Apple owes us a better balance here. iCloud Private Relay for all apps (why only Safari?! and Mail and HTTP) as a start, and plugging some of the privacy holes Loupe exposes. They don’t want us abusing free trials I suppose.
Folks brings up 'IPC' as if this is some chink in the armour in AOSP. It isn't. 'Apps' pretty much on most consumer OSes can 'IPC' their way with other co-operating apps to 'achieve' network access from behind a firewall, just the same.
> since many apps communicate with Play Services and as far as I understand (but I may be mistaken) Play Services does work that involves internet access on behalf of other apps
If the OS or its privileged component will fchown the socket to the origin app, think the INTERNET permission will be enforced as expected.
But if you can get actually get this data, maybe try to do this on yourself and write a blogpost about it. I highly doubt you’ll be able to.
To make it worse, Apple's naming undermines consciousness about this issue, since they have an option to block cross-app/site tracking (which IIRC blocks access to the advertising identifier), but called it "Allow Apps to Request to Track". A lot of people seem to hold the belief that disabling this option blocks all in-app trackers. It just blocks one way to correlate, but as this app shows, there are other ways to correlate (as well as correlating server-side using IP addresses, etc.).

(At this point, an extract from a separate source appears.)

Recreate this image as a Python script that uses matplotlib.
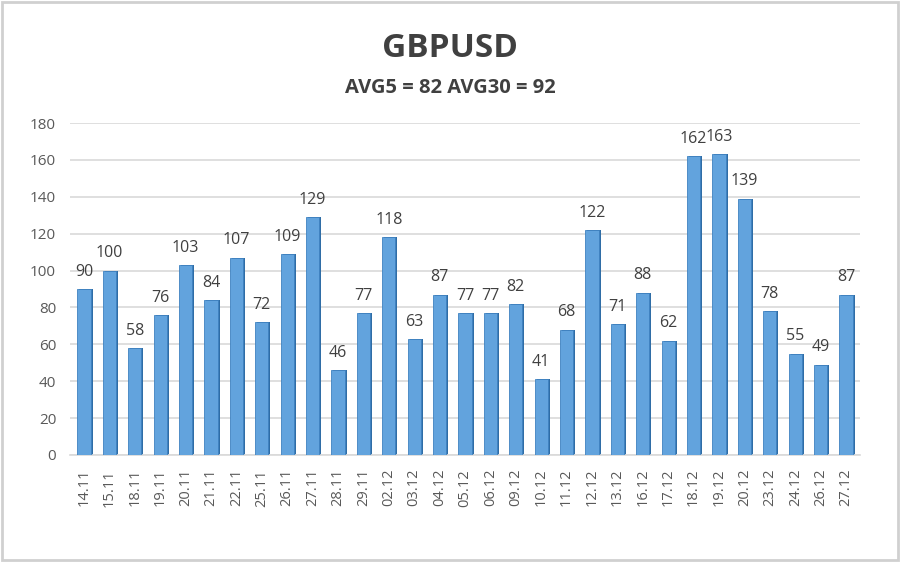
import matplotlib.pyplot as plt
from matplotlib.patches import Rectangle

# Daily GBPUSD volatility (points)
dates = ["14.11", "15.11", "18.11", "19.11", "20.11", "21.11", "22.11", "25.11",
         "26.11", "27.11", "28.11", "29.11", "02.12", "03.12", "04.12", "05.12",
         "06.12", "09.12", "10.12", "11.12", "12.12", "13.12", "16.12", "17.12",
         "18.12", "19.12", "20.12", "23.12", "24.12", "26.12", "27.12"]
values = [90, 100, 58, 76, 103, 84, 107, 72, 109, 129, 46, 77, 118, 63, 87, 77,
          77, 82, 41, 68, 122, 71, 88, 62, 162, 163, 139, 78, 55, 49, 87]
yticks = [0, 20, 40, 60, 80, 100, 120, 140, 160, 180]

title = "GBPUSD"
subtitle = "AVG5 = 82 AVG30 = 92"

plt.rcParams["font.family"] = ["Open Sans", "DejaVu Sans"]

fig = plt.figure(figsize=(9, 5.62), dpi=100)
fig.patch.set_facecolor("white")
fig.patches.append(Rectangle((0.002, 0.003), 0.996, 0.994, transform=fig.transFigure,
                             fill=False, edgecolor="#d0d0d0", linewidth=2))

ax = fig.add_axes([0.0778, 0.1904, 0.8778, 0.5907])

x = list(range(len(values)))
bar_w = 0.52
# darker side face for a slight 3D look
ax.bar([i + 0.08 for i in x], values, width=bar_w, color="#2f6da6", zorder=2)
ax.bar(x, values, width=bar_w, color="#62a3dd", edgecolor="#3f82c0",
       linewidth=0.6, zorder=3)

for i, v in zip(x, values):
    ax.text(i, v + 5, str(v), ha="center", va="bottom", fontsize=11.5,
            color="#404040", zorder=4)

ax.set_xlim(-0.55, len(values) - 0.45)
ax.set_ylim(0, 180)
ax.set_yticks(yticks)
ax.set_xticks(x)
ax.set_xticklabels(dates, rotation=90, fontsize=10.5, color="#595959")
ax.tick_params(axis="y", labelsize=11, labelcolor="#595959", length=0, pad=10)
ax.tick_params(axis="x", length=0, pad=10)
ax.grid(axis="y", color="#d9d9d9", linewidth=1.2, zorder=0)
ax.set_axisbelow(True)
for side in ["top", "right", "left"]:
    ax.spines[side].set_visible(False)
ax.spines["bottom"].set_color("#d9d9d9")
ax.spines["bottom"].set_linewidth(1.2)

fig.text(0.5, 0.913, title, ha="center", va="center", fontsize=24,
         fontweight="bold", color="#404040")
fig.text(0.5, 0.843, subtitle, ha="center", va="center", fontsize=14.5,
         fontweight="bold", color="#404040")

plt.savefig("out.png", dpi=100)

On this topic, I somehow missed that Apple added a generic URL filtering API to macOS/iOS 26, which extends Safari filtering to the whole OS (well, as long as apps are using Apple's APIs). It's not perfect, but a nice addition to DNS-based blocking:
https://adguard.com/en/blog/apple-url-filter-system-wide-fil...
The author of Wipr added support to Wipr 2 as an extra in-app purchase:
https://kaylees.site/wipr2-whats-new.html#filtr
Aside from technical methods to address this, all this in-app tracking must be a violation of the GDPR, no? I can't imagine this all falls under legitimate interest.
Edit: It's not a last modified timestamp, it's a volume creation timestamp: https://github.com/mysk-research/loupe/blob/2262efd4456ecba8...
If Apple wanted to provide this willingly they would. That its only available in China due to government regulation tells you all you need to know.
That said, I'd love to have a new "Internet access" permission for apps, so users had the choice. Perhaps even separate "Allow iCloud" and "Allow Internet" but that's probably too granular for Apple's taste.
And yes, having the ability to deny any app network access on iOS would be great.
That said, I agree with the rest of your point - you’re not going to go to a developer and offer them $100 for this data on a person (and if you could, you’d still need to tell them which person, which if you could do you could just get the data yourself)
Probably, but we're gonna have to wait for the courts to weigh in for a definitive answer.
Same with the very popular pay-or-accept-tracking model. An Austrian court found it illegal, but we'll probably have to wait for a case to make it all the way to the ECJ.
If you use a closed source browser. That’s the kinda shit they do.
If you want something less disruptive for isolation, there's Private Space. What I like is that this can stop apps there from working in the background on stock Android as well.
I have no idea if this is what already happens, but I feel like it might be. (Why would each app have all these network connections when the system could just manage it instead?)
YouTube used to be separate domains for ads and then it got merged together so that you can’t block the ads network wide without blocking YouTube videos.
They were designed so multiple people could use one device.
Some people use them to separate identities or contain apps they view as bad. I'm not sure if the efficacy of this.